Contrairement à ce que l’on croit souvent, le monachisme n’est pas arrivé sur le Mont-Saint-Michel au temps de l’évêque Aubert d’Avranches, lorsqu’il y installa une communauté de clercs en l’an 709, sous le règne du roi mérovingien Childebert IV. Si le site, longtemps appelé le « Mont-Tombe », régulièrement menacé par les raids des Vikings, devint vite un lieu de pèlerinage majeur, il fallut attendre l’an 965 pour que s’implantent sur place des moines bénédictins venus de Saint-Wandrille, à la demande de Richard Ier, duc de Normandie, lequel était davantage mû par des motifs politiques que spirituels.

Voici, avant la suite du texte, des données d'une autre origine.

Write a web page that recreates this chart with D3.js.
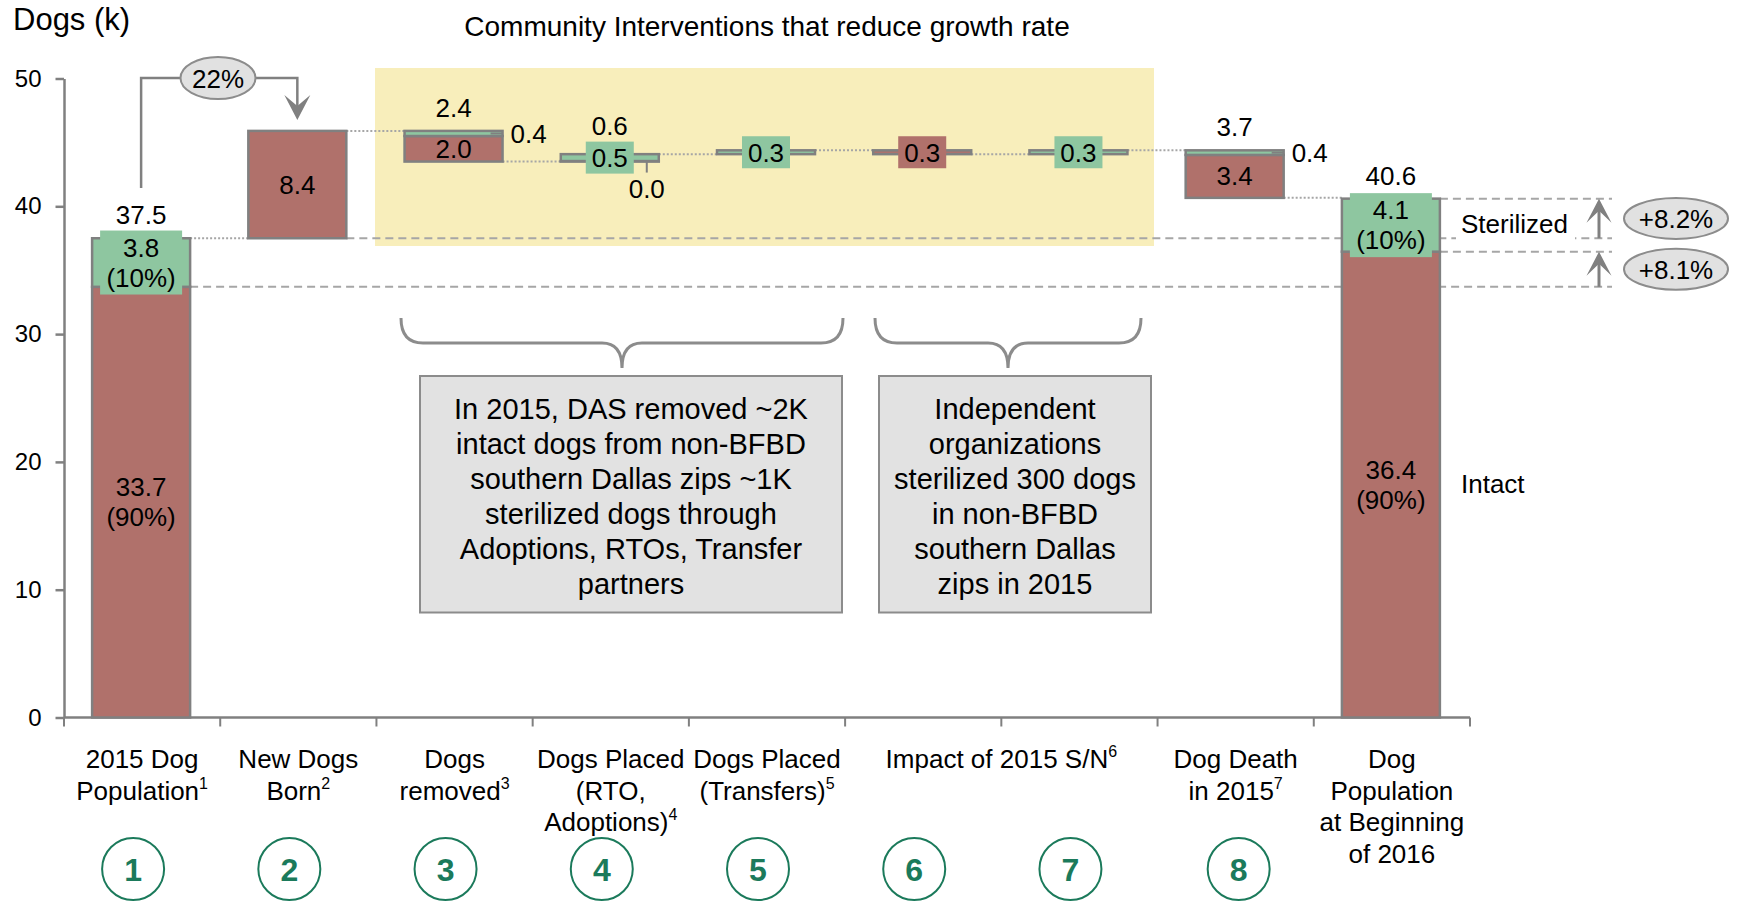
<!DOCTYPE html>
<html>
<head>
<meta charset="utf-8">
<script src="https://cdn.jsdelivr.net/npm/d3@7"></script>
<style>
  body { margin: 0; background: #fff; }
  svg { display: block; font-family: "Liberation Sans", Arial, sans-serif; }
</style>
</head>
<body>
<svg id="chart" width="1739" height="903"></svg>
<script>
// Dog population waterfall 2015 -> 2016 (thousands of dogs)
const categories = ["2015 Dog|Population", "New Dogs|Born", "Dogs|removed", "Dogs Placed|(RTO,|Adoptions)",
  "Dogs Placed|(Transfers)", "Impact of 2015 S/N", "Impact of 2015 S/N", "Dog Death|in 2015",
  "Dog|Population|at Beginning|of 2016"];
const footnotes = ["1", "2", "3", "4", "5", "6", "6", "7", ""];
const barKind = ["total", "delta", "delta", "delta", "delta", "delta", "delta", "delta", "total"];
// signed change per segment (totals are absolute levels)
const intactValues = [33.7, 8.4, -2.0, 0.04, 0, -0.3, 0, -3.36, 36.45];
const sterilizedValues = [3.8, 0, -0.4, 0.54, 0.3, 0, 0.3, -0.36, 4.15];
const totalLabels = ["37.5", "", "2.4", "0.6", "", "", "", "3.7", "40.6"];
const intactLabels = ["33.7|(90%)", "8.4", "2.0", "0.0", "", "0.3", "", "3.4", "36.4|(90%)"];
const sterilizedLabels = ["3.8|(10%)", "", "0.4", "0.5", "0.3", "", "0.3", "0.4", "4.1|(10%)"];
const stepNumbers = ["1", "2", "3", "4", "5", "6", "7", "8", ""];
const yTicks = [0, 10, 20, 30, 40, 50];
const birthGrowth = "22%";
const sterilizedGrowth = "+8.2%";
const intactGrowth = "+8.1%";
const leftNote = ["In 2015, DAS removed ~2K", "intact dogs from non-BFBD", "southern Dallas zips ~1K",
  "sterilized dogs through", "Adoptions, RTOs, Transfer", "partners"];
const rightNote = ["Independent", "organizations", "sterilized 300 dogs", "in non-BFBD",
  "southern Dallas", "zips in 2015"];

const RED = "#b0716b", GREEN = "#8ec6a0", GRAY = "#808080", LINE = "#a6a6a6";
const svg = d3.select("#chart");

const x = d3.scaleBand().domain(d3.range(categories.length)).range([64, 1470]).padding(0);
const y = d3.scaleLinear().domain([0, 50]).range([717.5, 78.5]);
const barW = 98;
const cx = i => x(i) + x.bandwidth() / 2 - 1;
const px = v => y(0) - y(Math.abs(v));

// running levels of the waterfall
let level = 0;
const bars = categories.map((c, i) => {
  const delta = intactValues[i] + sterilizedValues[i];
  const start = barKind[i] === "total" ? 0 : level;
  const end = start + delta;
  level = end;
  const low = Math.min(start, end);
  const mid = low + Math.abs(intactValues[i]);
  const high = mid + Math.abs(sterilizedValues[i]);
  return { i, start, end, low, mid, high, left: cx(i) - barW / 2, right: cx(i) + barW / 2 };
});

function multiText(g, lines, xPos, yFirst, size, lh, anchor) {
  const t = g.append("text").attr("font-size", size).attr("text-anchor", anchor || "middle").attr("fill", "#000");
  lines.forEach((l, k) => t.append("tspan").attr("x", xPos).attr("y", yFirst + k * lh).text(l));
  return t;
}

// yellow band behind the community interventions
svg.append("rect").attr("x", 375).attr("y", 68).attr("width", 779).attr("height", 178).attr("fill", "#f8eebb");

svg.append("text").attr("x", 767).attr("y", 36).attr("text-anchor", "middle").attr("font-size", 28)
  .text("Community Interventions that reduce growth rate");
svg.append("text").attr("x", 13).attr("y", 30).attr("font-size", 31).text("Dogs (k)");

// reference lines on the right
const refEnd = 1612;
const dashed = (x1, x2, v) => svg.append("line").attr("x1", x1).attr("x2", x2).attr("y1", y(v)).attr("y2", y(v))
  .attr("stroke", LINE).attr("stroke-width", 2).attr("stroke-dasharray", "8,5");
dashed(bars[1].right, refEnd, bars[0].end);
dashed(bars[0].right, refEnd, intactValues[0]);
dashed(bars[8].right, refEnd, bars[8].end);
dashed(bars[8].right, refEnd, intactValues[8]);

// dotted connectors between bars
bars.slice(0, -1).forEach((b, i) => {
  svg.append("line").attr("x1", b.right).attr("x2", bars[i + 1].left)
    .attr("y1", y(b.end)).attr("y2", y(b.end))
    .attr("stroke", LINE).attr("stroke-width", 2).attr("stroke-dasharray", "2,2");
});

// axes
const yAxis = d3.axisLeft(y).tickValues(yTicks).tickSize(8.5).tickSizeOuter(0).tickPadding(14);
const ya = svg.append("g").attr("transform", "translate(64,0)").call(yAxis);
ya.selectAll("path, line").attr("stroke", GRAY).attr("stroke-width", 2.5);
ya.selectAll("text").attr("font-size", 24).attr("fill", "#000").attr("font-family", "Liberation Sans, Arial, sans-serif");

svg.append("line").attr("x1", 64).attr("x2", 1470).attr("y1", y(0)).attr("y2", y(0))
  .attr("stroke", GRAY).attr("stroke-width", 2.5);
d3.range(categories.length + 1).forEach(k => {
  const tx = 64 + k * x.bandwidth();
  svg.append("line").attr("x1", tx).attr("x2", tx).attr("y1", y(0)).attr("y2", y(0) + 9)
    .attr("stroke", GRAY).attr("stroke-width", 2);
});

// bars
const barG = svg.append("g");
bars.forEach(b => {
  const segs = [[b.low, b.mid, RED], [b.mid, b.high, GREEN]];
  segs.forEach(([a, c, col]) => {
    if (c - a <= 0) return;
    barG.append("rect").attr("x", b.left).attr("width", barW)
      .attr("y", y(c)).attr("height", y(a) - y(c))
      .attr("fill", col).attr("stroke", GRAY).attr("stroke-width", 2.5);
  });
});

// segment labels
const labG = svg.append("g").attr("font-size", 26);
bars.forEach(b => {
  const i = b.i;
  let topEdge = y(b.high) - 7;
  const segInfo = [
    { v: intactValues[i], lab: intactLabels[i], a: b.low, c: b.mid, col: RED },
    { v: sterilizedValues[i], lab: sterilizedLabels[i], a: b.mid, c: b.high, col: GREEN }
  ];
  segInfo.forEach((s, k) => {
    if (!s.lab) return;
    const other = segInfo[1 - k];
    const h = px(s.v), midY = (y(s.a) + y(s.c)) / 2;
    const lines = s.lab.split("|");
    if (barKind[i] === "total" && k === 1) {
      labG.append("rect").attr("x", cx(i) - 41).attr("y", midY - 32).attr("width", 82).attr("height", 64).attr("fill", GREEN);
      multiText(labG, lines, cx(i), midY - 6, 26, 30);
      topEdge = Math.min(topEdge, midY - 32);
    } else if (h >= 18) {
      multiText(labG, lines, cx(i), lines.length > 1 ? midY - 6 : midY + 9, 26, 30);
    } else if (px(other.v) >= 18) {
      labG.append("line").attr("x1", b.right - 12).attr("x2", b.right).attr("y1", midY).attr("y2", midY)
        .attr("stroke", GRAY).attr("stroke-width", 2);
      multiText(labG, lines, b.right + 8, midY + 9.5, 26, 30, "start");
    } else if (h >= px(other.v)) {
      labG.append("rect").attr("x", cx(i) - 24).attr("y", midY - 16).attr("width", 48).attr("height", 32).attr("fill", s.col);
      multiText(labG, lines, cx(i), midY + 9.5, 26, 30);
      topEdge = Math.min(topEdge, midY - 16);
    } else {
      const lx = b.right - 12, y0 = y(b.low);
      labG.append("line").attr("x1", lx).attr("x2", lx).attr("y1", y0).attr("y2", y0 + 11)
        .attr("stroke", GRAY).attr("stroke-width", 2);
      multiText(labG, lines, lx, y0 + 36.5, 26, 30);
    }
  });
  if (totalLabels[i]) {
    const base = topEdge < y(b.high) - 7 ? topEdge - 7 : y(b.high) - 14;
    multiText(labG, [totalLabels[i]], cx(i), base, 26, 30);
  }
});

// births-as-share-of-population connector
const arrowX = cx(1), arrowY = 78;
svg.append("path").attr("d", `M${cx(0)},188 V${arrowY} H${arrowX} V112`)
  .attr("fill", "none").attr("stroke", GRAY).attr("stroke-width", 2.5);
svg.append("path").attr("d", `M${arrowX},${y(bars[1].high) - 11} L${arrowX - 13},${y(bars[1].high) - 36} L${arrowX},${y(bars[1].high) - 25} L${arrowX + 13},${y(bars[1].high) - 36} Z`)
  .attr("fill", GRAY);
svg.append("ellipse").attr("cx", 218).attr("cy", arrowY).attr("rx", 37.5).attr("ry", 21)
  .attr("fill", "#e1e1e1").attr("stroke", "#8c8c8c").attr("stroke-width", 2);
svg.append("text").attr("x", 218).attr("y", arrowY + 9.5).attr("text-anchor", "middle").attr("font-size", 26).text(birthGrowth);

// right side: segment names, growth arrows and badges
svg.append("rect").attr("x", 1456).attr("y", 208).attr("width", 119).attr("height", 36).attr("fill", "#fff");
svg.append("text").attr("x", 1461).attr("y", 232.5).attr("font-size", 26).text("Sterilized");
svg.append("text").attr("x", 1461).attr("y", 493).attr("font-size", 26).text("Intact");
const growth = [[bars[0].end, bars[8].end, sterilizedGrowth], [intactValues[0], intactValues[8], intactGrowth]];
growth.forEach(([from, to, lab]) => {
  const ax = 1599;
  svg.append("line").attr("x1", ax).attr("x2", ax).attr("y1", y(from)).attr("y2", y(to) + 8)
    .attr("stroke", GRAY).attr("stroke-width", 3);
  svg.append("path").attr("d", `M${ax},${y(to)} L${ax - 12.5},${y(to) + 24} L${ax},${y(to) + 12} L${ax + 12.5},${y(to) + 24} Z`)
    .attr("fill", GRAY);
  const my = (y(from) + y(to)) / 2;
  svg.append("ellipse").attr("cx", 1676).attr("cy", my).attr("rx", 52).attr("ry", 20.5)
    .attr("fill", "#e1e1e1").attr("stroke", "#8c8c8c").attr("stroke-width", 2);
  svg.append("text").attr("x", 1676).attr("y", my + 9.5).attr("text-anchor", "middle").attr("font-size", 26).text(lab);
});

// braces and note boxes
function brace(x0, x1, xm) {
  const t = 318, m = 343, b = 368;
  svg.append("path").attr("d",
    `M${x0},${t} Q${x0},${m} ${x0 + 22},${m} L${xm - 20},${m} Q${xm},${m} ${xm},${b} ` +
    `M${xm},${b} Q${xm},${m} ${xm + 20},${m} L${x1 - 22},${m} Q${x1},${m} ${x1},${t}`)
    .attr("fill", "none").attr("stroke", "#8c8c8c").attr("stroke-width", 3);
}
brace(401, 843, 622);
brace(875, 1141, 1008);
[[420, 842, leftNote], [879, 1151, rightNote]].forEach(([x0, x1, lines]) => {
  svg.append("rect").attr("x", x0).attr("y", 376).attr("width", x1 - x0).attr("height", 236.5)
    .attr("fill", "#e2e2e2").attr("stroke", "#8c8c8c").attr("stroke-width", 2);
  multiText(svg, lines, (x0 + x1) / 2, 418.5, 29, 35);
});

// category labels (merged when shared), with footnote marks
const catG = svg.append("g").attr("font-size", 26);
let k = 0;
while (k < categories.length) {
  let j = k;
  while (j + 1 < categories.length && categories[j + 1] === categories[k]) j++;
  const center = (x(k) + x(j) + x.bandwidth()) / 2;
  const lines = categories[k].split("|");
  const t = catG.append("text").attr("text-anchor", "middle");
  lines.forEach((l, n) => {
    t.append("tspan").attr("x", center).attr("y", 768 + n * 31.5).text(l);
    if (n === lines.length - 1 && footnotes[k]) {
      t.append("tspan").attr("font-size", 16).attr("dy", -11).text(footnotes[k]);
    }
  });
  k = j + 1;
}

// step numbers
stepNumbers.forEach((s, i) => {
  if (!s) return;
  const ccx = cx(i) + (i === 7 ? 4 : -8);
  svg.append("circle").attr("cx", ccx).attr("cy", 869).attr("r", 31)
    .attr("fill", "#fff").attr("stroke", "#1b7a5b").attr("stroke-width", 2);
  svg.append("text").attr("x", ccx).attr("y", 881).attr("text-anchor", "middle")
    .attr("font-size", 32).attr("font-weight", "bold").attr("fill", "#1b7a5b").text(s);
});
</script>
</body>
</html>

Les chanoines sont priés de partir s’installer ailleurs : seul le crâne de saint Aubert demeure sur place. L’année suivante, un document signé par Lothaire, l’avant-dernier des monarques carolingiens, établit que les religieux, installés sur le Mont, jouissent désormais du droit imprescriptible d’y demeurer pour toujours.
Un rayonnement croissant
Une nouvelle ère commence, comme le symbolise la reconstruction de l’abbatiale romane à partir de 1023, voici mille ans, qui atteste de l’exceptionnelle ingéniosité des moines qui coordonnent les travaux et planchent eux-mêmes sur les caractéristiques architecturales et techniques du nouvel édifice. Les pèlerinages se poursuivent et s’intensifient, mais l’abbaye devient surtout un centre majeur de la culture et de la pensée médiévales. Les moines y conservent des manuscrits anciens. Ils les copient et les diffusent. Ainsi, l’historien Sylvain Gouguenheim a pu souligner que c’est en grande partie grâce au travail des moines du Mont que la philosophie grecque a été transmise à l’Occident chrétien, et non grâce au seul travail des savants arabes comme il était convenu de le soutenir (lire ici).
Une histoire d’hommes
Plusieurs figures monastiques incarnent à elles seules l’envergure de ces bénédictins. Comme Robert de Thorigny, natif du bocage normand, seizième abbé du Mont-Saint-Michel de 1154 à 1186. C’est un bâtisseur – on lui doit notamment la construction de deux tours et d’un bâtiment supplémentaire – mais aussi un chroniqueur et un historien remarquable, un conseiller diplomatique avisé. On songe aussi à Raoul des Îles, dix-neuvième abbé de 1212 à 1218, qui fit reconstruire l’abbaye après les terribles destructions occasionnées par les alliés de Philippe Auguste lors du siège de 1203 : le résultat fut si beau que l’on surnomma dès lors l’abbaye « La Merveille ». Alors qu’à plusieurs reprises au cours de l’histoire, le Mont aurait pu disparaître, menacé par les guerres, ravagé par la foudre ou les incendies, c’est bien grâce à ces moines courageux qu’il se releva toujours.